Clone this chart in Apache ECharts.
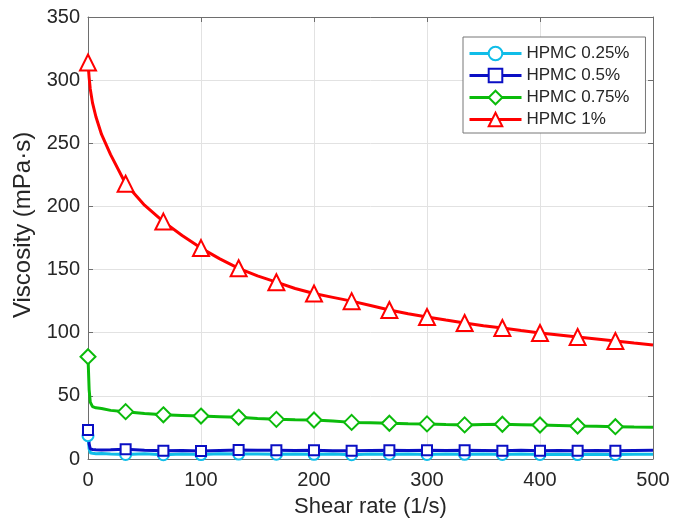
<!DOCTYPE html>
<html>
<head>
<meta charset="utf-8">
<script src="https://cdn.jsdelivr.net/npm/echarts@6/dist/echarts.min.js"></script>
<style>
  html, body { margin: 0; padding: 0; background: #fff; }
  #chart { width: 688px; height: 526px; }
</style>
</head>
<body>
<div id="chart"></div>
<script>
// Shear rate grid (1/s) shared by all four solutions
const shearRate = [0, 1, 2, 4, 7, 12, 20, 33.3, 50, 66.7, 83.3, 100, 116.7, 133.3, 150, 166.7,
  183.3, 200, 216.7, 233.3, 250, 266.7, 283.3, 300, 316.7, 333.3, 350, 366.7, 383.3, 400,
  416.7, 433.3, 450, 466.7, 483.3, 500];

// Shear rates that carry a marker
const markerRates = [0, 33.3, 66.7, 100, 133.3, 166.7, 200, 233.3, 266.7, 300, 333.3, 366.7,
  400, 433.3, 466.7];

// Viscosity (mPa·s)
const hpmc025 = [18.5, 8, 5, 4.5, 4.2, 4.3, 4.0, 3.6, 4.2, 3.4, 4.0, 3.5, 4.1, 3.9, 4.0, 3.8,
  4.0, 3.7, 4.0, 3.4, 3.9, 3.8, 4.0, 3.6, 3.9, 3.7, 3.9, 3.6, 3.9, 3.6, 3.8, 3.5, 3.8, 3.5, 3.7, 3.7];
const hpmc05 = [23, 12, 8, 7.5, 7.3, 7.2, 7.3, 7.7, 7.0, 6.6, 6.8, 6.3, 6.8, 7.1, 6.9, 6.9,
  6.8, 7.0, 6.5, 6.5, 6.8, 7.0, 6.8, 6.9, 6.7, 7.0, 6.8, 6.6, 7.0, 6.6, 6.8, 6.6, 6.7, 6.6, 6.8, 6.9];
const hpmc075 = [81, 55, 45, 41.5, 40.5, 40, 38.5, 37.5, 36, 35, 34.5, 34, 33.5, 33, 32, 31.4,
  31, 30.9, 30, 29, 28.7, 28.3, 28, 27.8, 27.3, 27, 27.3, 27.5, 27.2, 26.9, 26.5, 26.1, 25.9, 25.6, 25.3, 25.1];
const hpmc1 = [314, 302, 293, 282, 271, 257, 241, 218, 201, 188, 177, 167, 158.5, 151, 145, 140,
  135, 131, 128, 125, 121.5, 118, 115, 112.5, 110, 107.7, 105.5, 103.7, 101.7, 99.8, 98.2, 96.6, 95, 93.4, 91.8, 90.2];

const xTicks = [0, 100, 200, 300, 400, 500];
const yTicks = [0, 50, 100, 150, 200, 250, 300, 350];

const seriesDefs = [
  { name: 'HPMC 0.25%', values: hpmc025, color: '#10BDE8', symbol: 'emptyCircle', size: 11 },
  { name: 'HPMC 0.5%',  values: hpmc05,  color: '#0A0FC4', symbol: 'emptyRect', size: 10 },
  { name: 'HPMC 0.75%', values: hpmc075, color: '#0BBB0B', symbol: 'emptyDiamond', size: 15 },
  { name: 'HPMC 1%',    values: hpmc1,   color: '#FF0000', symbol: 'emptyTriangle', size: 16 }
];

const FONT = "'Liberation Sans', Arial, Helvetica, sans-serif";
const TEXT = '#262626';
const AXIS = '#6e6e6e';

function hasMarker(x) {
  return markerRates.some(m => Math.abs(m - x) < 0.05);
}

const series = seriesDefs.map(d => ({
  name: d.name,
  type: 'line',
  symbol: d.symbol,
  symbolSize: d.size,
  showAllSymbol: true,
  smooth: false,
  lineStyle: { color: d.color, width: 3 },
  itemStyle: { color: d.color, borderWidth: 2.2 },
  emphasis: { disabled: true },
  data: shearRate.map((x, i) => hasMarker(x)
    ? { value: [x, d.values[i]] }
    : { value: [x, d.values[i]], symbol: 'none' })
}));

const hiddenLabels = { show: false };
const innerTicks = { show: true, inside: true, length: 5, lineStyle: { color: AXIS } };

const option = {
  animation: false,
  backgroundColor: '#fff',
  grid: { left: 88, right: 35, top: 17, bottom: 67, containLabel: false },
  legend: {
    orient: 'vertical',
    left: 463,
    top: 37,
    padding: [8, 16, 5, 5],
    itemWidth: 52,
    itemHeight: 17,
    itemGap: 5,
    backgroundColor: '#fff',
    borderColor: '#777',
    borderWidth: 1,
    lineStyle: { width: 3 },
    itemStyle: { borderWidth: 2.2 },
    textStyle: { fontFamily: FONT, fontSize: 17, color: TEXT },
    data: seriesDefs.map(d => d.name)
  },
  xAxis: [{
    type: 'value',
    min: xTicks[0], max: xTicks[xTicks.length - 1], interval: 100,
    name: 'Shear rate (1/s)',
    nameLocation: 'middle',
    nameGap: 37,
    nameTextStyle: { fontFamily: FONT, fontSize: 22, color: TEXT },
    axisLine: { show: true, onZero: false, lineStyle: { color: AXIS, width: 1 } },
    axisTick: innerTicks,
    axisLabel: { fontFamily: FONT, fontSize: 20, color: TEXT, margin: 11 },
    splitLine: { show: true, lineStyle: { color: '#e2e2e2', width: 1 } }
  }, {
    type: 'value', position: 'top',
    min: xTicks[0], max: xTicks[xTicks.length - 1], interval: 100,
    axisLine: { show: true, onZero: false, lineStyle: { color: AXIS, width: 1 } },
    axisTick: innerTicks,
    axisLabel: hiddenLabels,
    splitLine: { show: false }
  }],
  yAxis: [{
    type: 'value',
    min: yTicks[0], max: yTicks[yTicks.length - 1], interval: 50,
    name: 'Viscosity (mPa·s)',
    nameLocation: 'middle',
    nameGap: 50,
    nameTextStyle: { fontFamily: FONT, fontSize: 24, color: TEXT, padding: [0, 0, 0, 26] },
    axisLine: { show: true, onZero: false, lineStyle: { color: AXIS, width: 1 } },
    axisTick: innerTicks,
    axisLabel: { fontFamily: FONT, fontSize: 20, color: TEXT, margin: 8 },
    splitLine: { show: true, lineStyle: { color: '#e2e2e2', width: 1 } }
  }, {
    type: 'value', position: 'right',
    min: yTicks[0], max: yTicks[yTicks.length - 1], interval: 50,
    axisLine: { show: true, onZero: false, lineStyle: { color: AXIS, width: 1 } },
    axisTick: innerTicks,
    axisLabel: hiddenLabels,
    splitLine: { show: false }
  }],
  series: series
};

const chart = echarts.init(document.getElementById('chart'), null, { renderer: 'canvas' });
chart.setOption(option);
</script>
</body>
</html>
┄┄┄┄┄┄┄┄┄┄┄┄┄┄┄┄┄┄┄┄
Task to carry out:
Except for the pictures, print the data above exactly.

Worked solution:
Clone this chart in Apache ECharts.
<!DOCTYPE html>
<html>
<head>
<meta charset="utf-8">
<script src="https://cdn.jsdelivr.net/npm/echarts@6/dist/echarts.min.js"></script>
<style>
  html, body { margin: 0; padding: 0; background: #fff; }
  #chart { width: 688px; height: 526px; }
</style>
</head>
<body>
<div id="chart"></div>
<script>
// Shear rate grid (1/s) shared by all four solutions
const shearRate = [0, 1, 2, 4, 7, 12, 20, 33.3, 50, 66.7, 83.3, 100, 116.7, 133.3, 150, 166.7,
  183.3, 200, 216.7, 233.3, 250, 266.7, 283.3, 300, 316.7, 333.3, 350, 366.7, 383.3, 400,
  416.7, 433.3, 450, 466.7, 483.3, 500];

// Shear rates that carry a marker
const markerRates = [0, 33.3, 66.7, 100, 133.3, 166.7, 200, 233.3, 266.7, 300, 333.3, 366.7,
  400, 433.3, 466.7];

// Viscosity (mPa·s)
const hpmc025 = [18.5, 8, 5, 4.5, 4.2, 4.3, 4.0, 3.6, 4.2, 3.4, 4.0, 3.5, 4.1, 3.9, 4.0, 3.8,
  4.0, 3.7, 4.0, 3.4, 3.9, 3.8, 4.0, 3.6, 3.9, 3.7, 3.9, 3.6, 3.9, 3.6, 3.8, 3.5, 3.8, 3.5, 3.7, 3.7];
const hpmc05 = [23, 12, 8, 7.5, 7.3, 7.2, 7.3, 7.7, 7.0, 6.6, 6.8, 6.3, 6.8, 7.1, 6.9, 6.9,
  6.8, 7.0, 6.5, 6.5, 6.8, 7.0, 6.8, 6.9, 6.7, 7.0, 6.8, 6.6, 7.0, 6.6, 6.8, 6.6, 6.7, 6.6, 6.8, 6.9];
const hpmc075 = [81, 55, 45, 41.5, 40.5, 40, 38.5, 37.5, 36, 35, 34.5, 34, 33.5, 33, 32, 31.4,
  31, 30.9, 30, 29, 28.7, 28.3, 28, 27.8, 27.3, 27, 27.3, 27.5, 27.2, 26.9, 26.5, 26.1, 25.9, 25.6, 25.3, 25.1];
const hpmc1 = [314, 302, 293, 282, 271, 257, 241, 218, 201, 188, 177, 167, 158.5, 151, 145, 140,
  135, 131, 128, 125, 121.5, 118, 115, 112.5, 110, 107.7, 105.5, 103.7, 101.7, 99.8, 98.2, 96.6, 95, 93.4, 91.8, 90.2];

const xTicks = [0, 100, 200, 300, 400, 500];
const yTicks = [0, 50, 100, 150, 200, 250, 300, 350];

const seriesDefs = [
  { name: 'HPMC 0.25%', values: hpmc025, color: '#10BDE8', symbol: 'emptyCircle', size: 11 },
  { name: 'HPMC 0.5%',  values: hpmc05,  color: '#0A0FC4', symbol: 'emptyRect', size: 10 },
  { name: 'HPMC 0.75%', values: hpmc075, color: '#0BBB0B', symbol: 'emptyDiamond', size: 15 },
  { name: 'HPMC 1%',    values: hpmc1,   color: '#FF0000', symbol: 'emptyTriangle', size: 16 }
];

const FONT = "'Liberation Sans', Arial, Helvetica, sans-serif";
const TEXT = '#262626';
const AXIS = '#6e6e6e';

function hasMarker(x) {
  return markerRates.some(m => Math.abs(m - x) < 0.05);
}

const series = seriesDefs.map(d => ({
  name: d.name,
  type: 'line',
  symbol: d.symbol,
  symbolSize: d.size,
  showAllSymbol: true,
  smooth: false,
  lineStyle: { color: d.color, width: 3 },
  itemStyle: { color: d.color, borderWidth: 2.2 },
  emphasis: { disabled: true },
  data: shearRate.map((x, i) => hasMarker(x)
    ? { value: [x, d.values[i]] }
    : { value: [x, d.values[i]], symbol: 'none' })
}));

const hiddenLabels = { show: false };
const innerTicks = { show: true, inside: true, length: 5, lineStyle: { color: AXIS } };

const option = {
  animation: false,
  backgroundColor: '#fff',
  grid: { left: 88, right: 35, top: 17, bottom: 67, containLabel: false },
  legend: {
    orient: 'vertical',
    left: 463,
    top: 37,
    padding: [8, 16, 5, 5],
    itemWidth: 52,
    itemHeight: 17,
    itemGap: 5,
    backgroundColor: '#fff',
    borderColor: '#777',
    borderWidth: 1,
    lineStyle: { width: 3 },
    itemStyle: { borderWidth: 2.2 },
    textStyle: { fontFamily: FONT, fontSize: 17, color: TEXT },
    data: seriesDefs.map(d => d.name)
  },
  xAxis: [{
    type: 'value',
    min: xTicks[0], max: xTicks[xTicks.length - 1], interval: 100,
    name: 'Shear rate (1/s)',
    nameLocation: 'middle',
    nameGap: 37,
    nameTextStyle: { fontFamily: FONT, fontSize: 22, color: TEXT },
    axisLine: { show: true, onZero: false, lineStyle: { color: AXIS, width: 1 } },
    axisTick: innerTicks,
    axisLabel: { fontFamily: FONT, fontSize: 20, color: TEXT, margin: 11 },
    splitLine: { show: true, lineStyle: { color: '#e2e2e2', width: 1 } }
  }, {
    type: 'value', position: 'top',
    min: xTicks[0], max: xTicks[xTicks.length - 1], interval: 100,
    axisLine: { show: true, onZero: false, lineStyle: { color: AXIS, width: 1 } },
    axisTick: innerTicks,
    axisLabel: hiddenLabels,
    splitLine: { show: false }
  }],
  yAxis: [{
    type: 'value',
    min: yTicks[0], max: yTicks[yTicks.length - 1], interval: 50,
    name: 'Viscosity (mPa·s)',
    nameLocation: 'middle',
    nameGap: 50,
    nameTextStyle: { fontFamily: FONT, fontSize: 24, color: TEXT, padding: [0, 0, 0, 26] },
    axisLine: { show: true, onZero: false, lineStyle: { color: AXIS, width: 1 } },
    axisTick: innerTicks,
    axisLabel: { fontFamily: FONT, fontSize: 20, color: TEXT, margin: 8 },
    splitLine: { show: true, lineStyle: { color: '#e2e2e2', width: 1 } }
  }, {
    type: 'value', position: 'right',
    min: yTicks[0], max: yTicks[yTicks.length - 1], interval: 50,
    axisLine: { show: true, onZero: false, lineStyle: { color: AXIS, width: 1 } },
    axisTick: innerTicks,
    axisLabel: hiddenLabels,
    splitLine: { show: false }
  }],
  series: series
};

const chart = echarts.init(document.getElementById('chart'), null, { renderer: 'canvas' });
chart.setOption(option);
</script>
</body>
</html>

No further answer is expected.